A compilation of new data for the Bushy Park-Pering district in the Transvaal Supergroup of South Africa, the world's oldest known MVT province, and published information on other Precambrian MVT deposits in the Ediacara, Berg Aukas/Abenab, Gayna River, Warrabarty, Nanisivik, Kamarga (Century), McArthur River (Coxco), Ramah, and Esker districts shows that they are generally similar in geologic setting and mineralogy to those in Phanerozoic rocks. Fluid inclusions in some Neo-proterozoic deposits, including Berg Aukas/Abenab, Gayna River, Warrabarty, and Nanisivik, record higher temperatures and salinities than found in most Phanerozoic deposits, possibly reflecting igneous activity or a more proximal basinal setting during Precambrian time. Fluid inclusion leachate data for several Precambrian MVT deposits suggest that their parent brines formed by evaporation of seawater, and S isotope compositions indicate that the S was derived largely from coeval seawater sulfate. Comparisons of data from all deposits show no evidence for a gradual increase in temperature or salinity backward through time, such as might be caused by higher heat flow during early stages of Earth history, although the magnitude of this effect might be lost in the uncertainty of most fluid inclusion measurements. These observations confirm that MVT deposits reflect the chemistry of their source basins, which are as old as 2.6 Ga. No MVT deposits or suitable host rocks of an older age are known.
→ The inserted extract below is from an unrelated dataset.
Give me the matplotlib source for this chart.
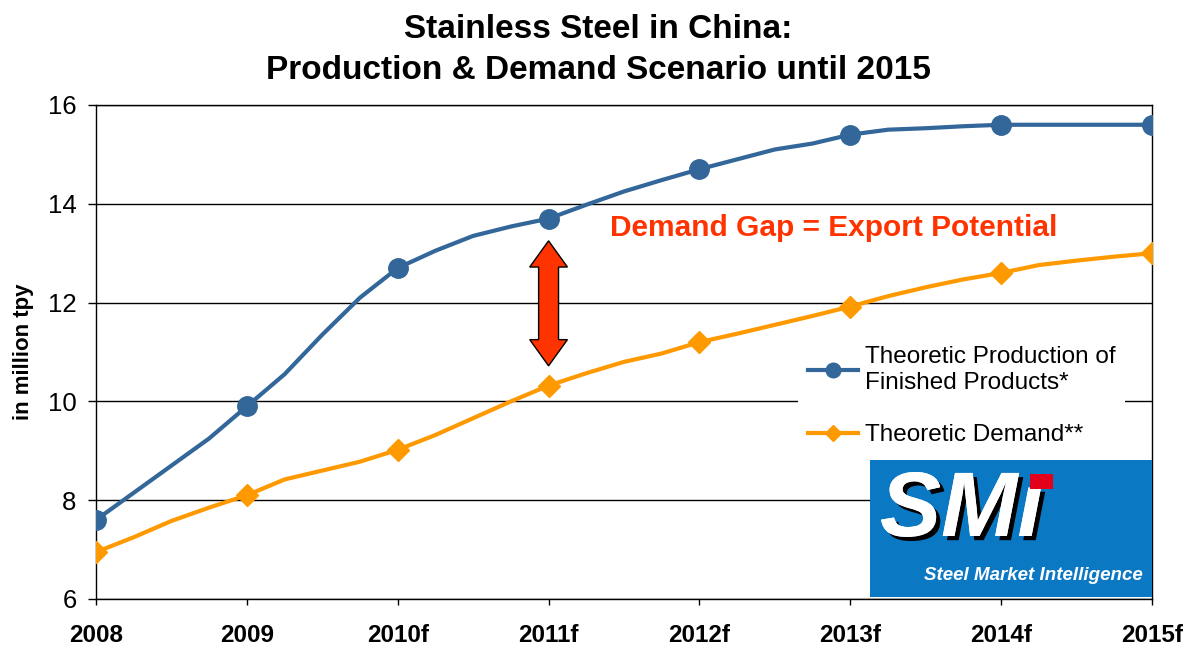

Precambrian MVT deposits do differ from their Phanerozoic analogues in the magnitude of mineralization. Precambrian deposits and districts formed at an estimated rate of 5.5 per billion years versus a significantly larger rate of ∼60 per billion years for Phanerozoic deposits, and the Phanerozoic deposits are considerably larger. Furthermore, the transition from low-magnitude, Precambrian-type to high-magnitude, Phanerozoic-type MVT mineralization took place at the beginning of Cambrian time rather than at the 2.3 Ga GOE. This appearance of widespread MVT mineralization is closer to the time at which sulfate concentrations in the world ocean are estimated to have reached present-day levels. Although these conclusions are subject to considerable uncertainty because of the limited number of Precambrian deposits, the lack of an increase in the frequency of MVT mineralization at the GOE suggests that widespread MVT mineralization requires higher levels of sulfate than could have been provided by this event, or that the appearance of sulfate in the ocean was considerably delayed. Finally, the presence of MVT deposits in basins that formed considerably before the GOE suggests that local sulfate concentrations were available at even early points in Earth's history.